URSP Student Jenna Zink Researches Characterization of Solar Eruptions using Coronagraphic Image Sequences

After being in contact with the Astronomy Advisor here at George Mason, he told me about an opportunity that had arisen in which the student would be able to work with a Post-Doctorate from Mason who is now working at the NASA base located in Maryland. I knew I needed to take this opportunity in order to start getting my name out into the field of physics and with the potential employer of NASA. Since I was young, I had always been interested in space and the idea that one day I could potentially become an astronaut. I received an email from the NASA Post Doctorate and she said that we would be studying space weather and coronal mass ejections coming off of the sun. Immediately, I wanted to work with her and get started on a project that had never been thought to be tested.

With this constant goal of having a career with NASA and in the physics field, this semester-long research opportunity is what I have been calling “my first foot in the door.” This is where, I hope, I can kick-start getting my name into the different departments of NASA and letting them see a dedicated research who is still only an undergraduate, but so excited to get out into the professional leagues. This research experience is also my first time working with a mentor, in an actual computer lab, completing data analysis on real-time images from the satellites orbiting the sun. I believe that this will allow me to apply for more experience-based internships and jobs in the future because I will already have acquired basic knowledge about the workings and expectations of a professional workspace.

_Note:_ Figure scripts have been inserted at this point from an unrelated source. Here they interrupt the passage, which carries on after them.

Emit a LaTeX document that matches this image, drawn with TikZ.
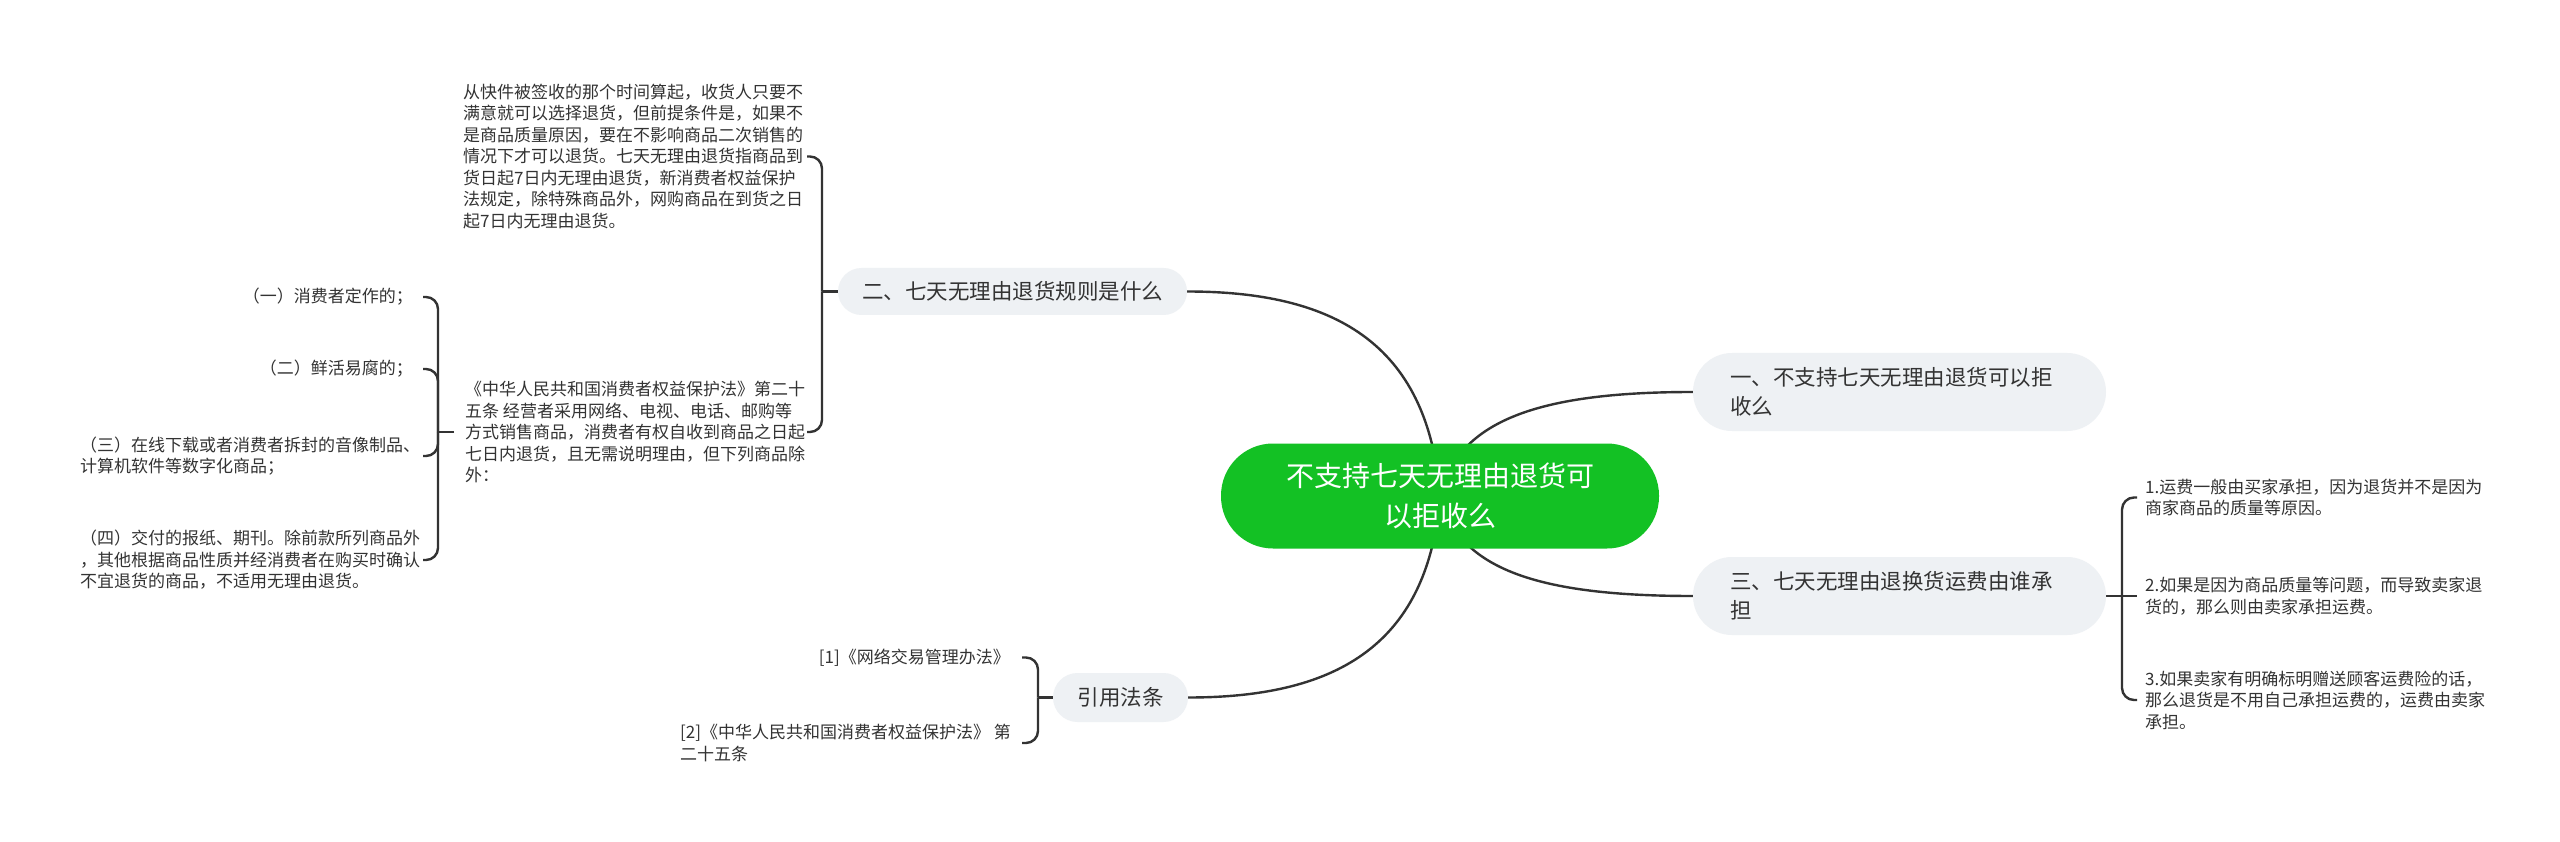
\documentclass[tikz,border=0pt]{standalone}
\usepackage{fontspec}
\setmainfont{Noto Sans CJK SC}
\pgfdeclarelayer{bg}
\pgfsetlayers{bg,main}
\definecolor{rootgreen}{HTML}{13C124}
\definecolor{midfill}{HTML}{EEF1F4}
\definecolor{ink}{HTML}{333333}
\definecolor{linec}{HTML}{333333}
\begin{document}
\begin{tikzpicture}[x=1pt,y=-1pt,
  root/.style={fill=rootgreen, text=white, rounded corners=52pt, minimum width=438pt, minimum height=105pt, inner sep=0pt, align=center, font=\fontsize{28}{40}\selectfont},
  mid/.style={fill=midfill, text=ink, inner sep=0pt, font=\fontsize{21.5}{29}\selectfont},
  leaf/.style={text=ink, inner sep=0pt, align=left, font=\fontsize{17}{21.5}\selectfont},
  link/.style={draw=linec, line width=2.4pt},
  hook/.style={link, rounded corners=12pt}]

\useasboundingbox (0,0) rectangle (2560,842);

% central
\node[root] (c) at (1440,496) {不支持七天无理由退货可\\以拒收么};

% main branches
\node[mid, minimum width=349pt, minimum height=47pt, rounded corners=23.5pt] (er) at (1012.5,291.5) {二、七天无理由退货规则是什么};
\node[mid, text width=339pt, inner xsep=37pt, align=left, minimum height=78pt, rounded corners=39pt] (yi) at (1899.5,392) {一、不支持七天无理由退货可以拒\\收么};
\node[mid, text width=339pt, inner xsep=37pt, align=left, minimum height=78pt, rounded corners=39pt] (san) at (1899.5,596) {三、七天无理由退换货运费由谁承\\担};
\node[mid, minimum width=135pt, minimum height=49pt, rounded corners=24.5pt] (yy) at (1120.5,697.5) {引用法条};

% leaves of er
\node[leaf, anchor=west] (b1) at (463,156.5) {从快件被签收的那个时间算起，收货人只要不\\满意就可以选择退货，但前提条件是，如果不\\是商品质量原因，要在不影响商品二次销售的\\情况下才可以退货。七天无理由退货指商品到\\货日起7日内无理由退货，新消费者权益保护\\法规定，除特殊商品外，网购商品在到货之日\\起7日内无理由退货。};
\node[leaf, anchor=west] (b2) at (465,432) {《中华人民共和国消费者权益保护法》第二十\\五条 经营者采用网络、电视、电话、邮购等\\方式销售商品，消费者有权自收到商品之日起\\七日内退货，且无需说明理由，但下列商品除\\外：};

% leaves of b2
\node[leaf, anchor=east] (i1) at (413,297) {（一）消费者定作的；};
\node[leaf, anchor=east] (i2) at (413,369) {（二）鲜活易腐的；};
\node[leaf, anchor=west] (i3) at (80,456) {（三）在线下载或者消费者拆封的音像制品、\\计算机软件等数字化商品；};
\node[leaf, anchor=west] (i4) at (80,560) {（四）交付的报纸、期刊。除前款所列商品外\\，其他根据商品性质并经消费者在购买时确认\\不宜退货的商品，不适用无理由退货。};

% leaves of san
\node[leaf, anchor=west] (r1) at (2145,497.5) {1.运费一般由买家承担，因为退货并不是因为\\商家商品的质量等原因。};
\node[leaf, anchor=west] (r2) at (2145,596) {2.如果是因为商品质量等问题，而导致卖家退\\货的，那么则由卖家承担运费。};
\node[leaf, anchor=west] (r3) at (2145,700) {3.如果卖家有明确标明赠送顾客运费险的话，\\那么退货是不用自己承担运费的，运费由卖家\\承担。};

% leaves of yy
\node[leaf, anchor=east] (l1) at (1010,657.5) {[1]《网络交易管理办法》};
\node[leaf, anchor=west] (l2) at (680,743) {[2]《中华人民共和国消费者权益保护法》 第\\二十五条};

% bracket coordinates
\coordinate (erX) at (822,0);
\coordinate (erH) at (807,0);
\coordinate (b2X) at (438,0);
\coordinate (b2H) at (423,0);
\coordinate (sanX) at (2122,0);
\coordinate (sanH) at (2137,0);
\coordinate (yyX) at (1038,0);
\coordinate (yyH) at (1022,0);

\begin{pgfonlayer}{bg}
\fill[white] (0,0) rectangle (2560,842);
% central curves
\draw[link] (c.center) .. controls (1428,340) and (1330,291.5) .. (er.east);
\draw[link] (c.center) .. controls (1458,420) and (1540,392) .. (yi.west);
\draw[link] (c.center) .. controls (1458,570) and (1540,596) .. (san.west);
\draw[link] (c.center) .. controls (1428,650) and (1330,697.5) .. (yy.east);

% er bracket
\draw[link] (er.west) -- (er.west -| erX);
\draw[hook] (er.west -| erX) |- (b1.east -| erH);
\draw[hook] (er.west -| erX) |- (b2.east -| erH);

% b2 bracket
\draw[link] ([xshift=-11pt]b2.west) -- (b2.west -| b2X);
\draw[hook] (b2.west -| b2X) |- (i1.east -| b2H);
\draw[hook] (b2.west -| b2X) |- (i2.east -| b2H);
\draw[hook] (b2.west -| b2X) |- (i3.east -| b2H);
\draw[hook] (b2.west -| b2X) |- (i4.east -| b2H);

% san bracket
\draw[link] (san.east) -- (san.east -| sanX);
\draw[hook] (san.east -| sanX) |- (r1.west -| sanH);
\draw[link] (san.east -| sanX) -- (r2.west -| sanH);
\draw[hook] (san.east -| sanX) |- (r3.west -| sanH);

% yy bracket
\draw[link] (yy.west) -- (yy.west -| yyX);
\draw[hook] (yy.west -| yyX) |- (l1.east -| yyH);
\draw[hook] (yy.west -| yyX) |- (l2.east -| yyH);
\end{pgfonlayer}
\end{tikzpicture}
\end{document}
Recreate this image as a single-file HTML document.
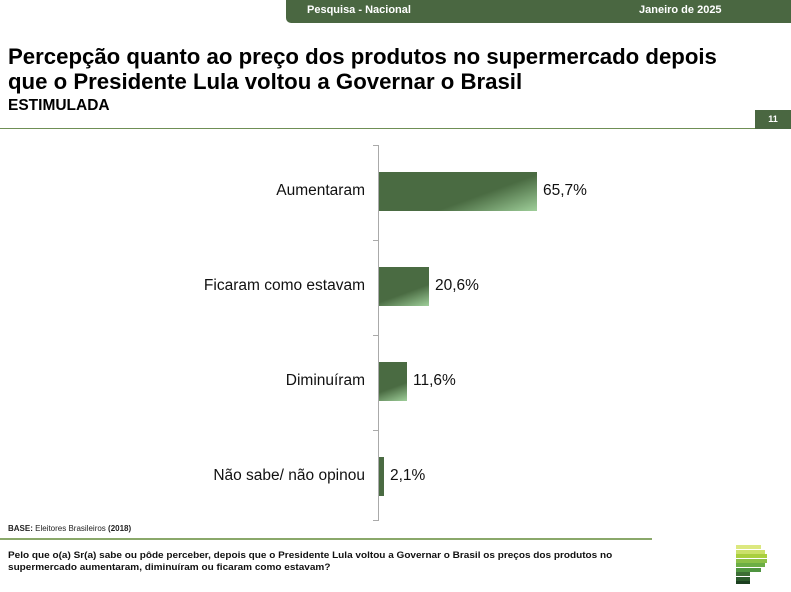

During each week, I am constantly emailing my mentor from NASA and she will always send me a new date and time to be looking at the most up-to-date data of the sun and potential coronal mass ejections that I will be able to measure in order to make a conclusion about the behavior of these ejections during their first few hours of “life.” The work that I accomplish each week usually involves bringing my laptop to work in order to work on my measurements, documenting these measurements in an excel sheet, and then sending them to my mentor. We are currently working on what kind of “abnormalities” in the datasheet will be the main indicators of the twisting and snapping of the coronal mass ejections.

This past week, I discovered how important it is to make sure to stay in contact with your mentor and to be able to dedicate time to designated areas where it is necessary. Time management is going to be my biggest challenge for the next few weeks and it will take a complete reorganization of my priorities in order to accomplish my goals for this semester.